Requiring only minutes to complete, these provide valuable feedback for individuals regarding their views of themselves, their workplaces, their decision-making styles, and their motivational driving forces. Having been thoroughly evaluated for their usefulness in work settings, these tools provide feedback regarding personal styles of thinking and problem solving and are very useful to those who are dedicated to improving themselves and their businesses.

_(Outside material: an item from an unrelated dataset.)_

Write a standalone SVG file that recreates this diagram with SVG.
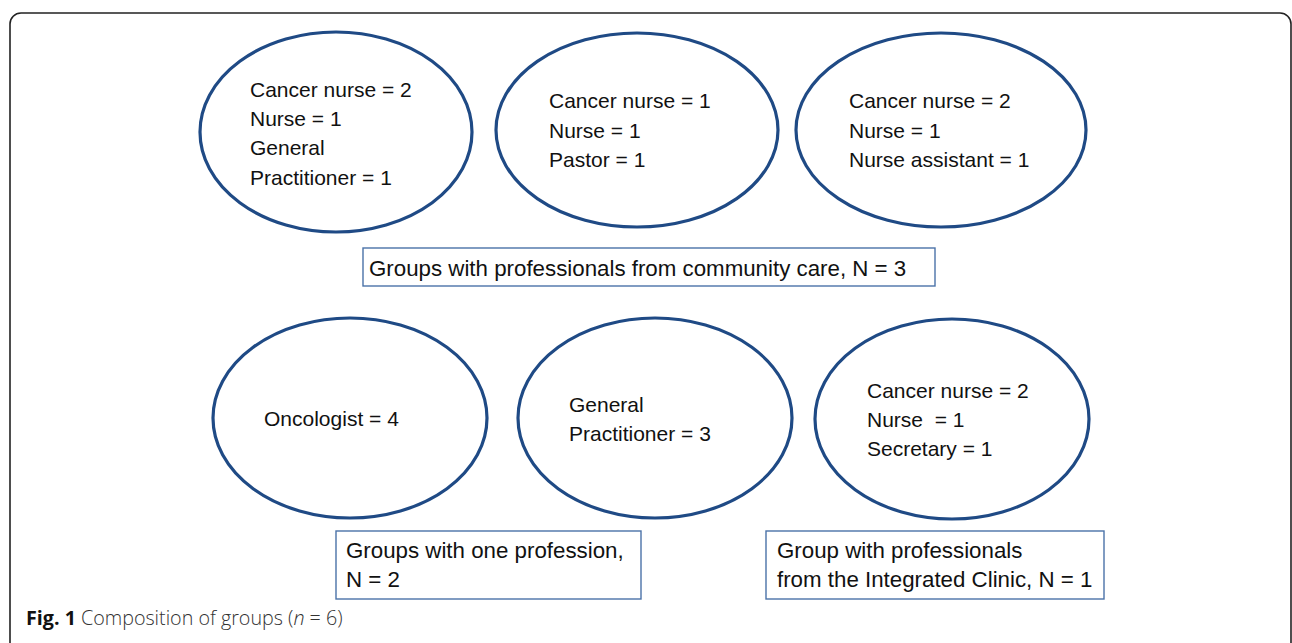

Other means of self-assessment
Formal assessments should always be used in concert with old-fashioned means of taking good looks at ourselves. Since the dawn of written history, the best leaders have kept personal journals of their daily activities and reflections upon them. It’s amazing what such simple tools can convey if used diligently. Devoting a little time to reviewing your day and how you handled things helps you identify what you’re like when you’re at your best (and your worst).
Enlisting one or more “accountability partners” or trusted confidants is also invaluable. Many executives also employ professional consultants or business coaches to help them ask the kinds of questions and face the issues that they may otherwise avoid or overlook. These approaches however, are only useful if those serving as sources of feedback are not fearful of offending those whom they are enlisted to advise. The old 1950s concept of “yes men” in business is passé.
Being the best you can be
Research on factors that predict success shows that attributes such as IQ and technical knowledge are essential, but many executives fail despite being well equipped with these. All other things being equal, it is those who are brutally honest with themselves about everything, including how they deal with others, that are most likely to succeed. Effective leadership requires a desire and a willingness to get it right, regardless of the immediate consequences for the ego. Deep down, we all know this to be true. The problem is putting this truth to work on a daily basis.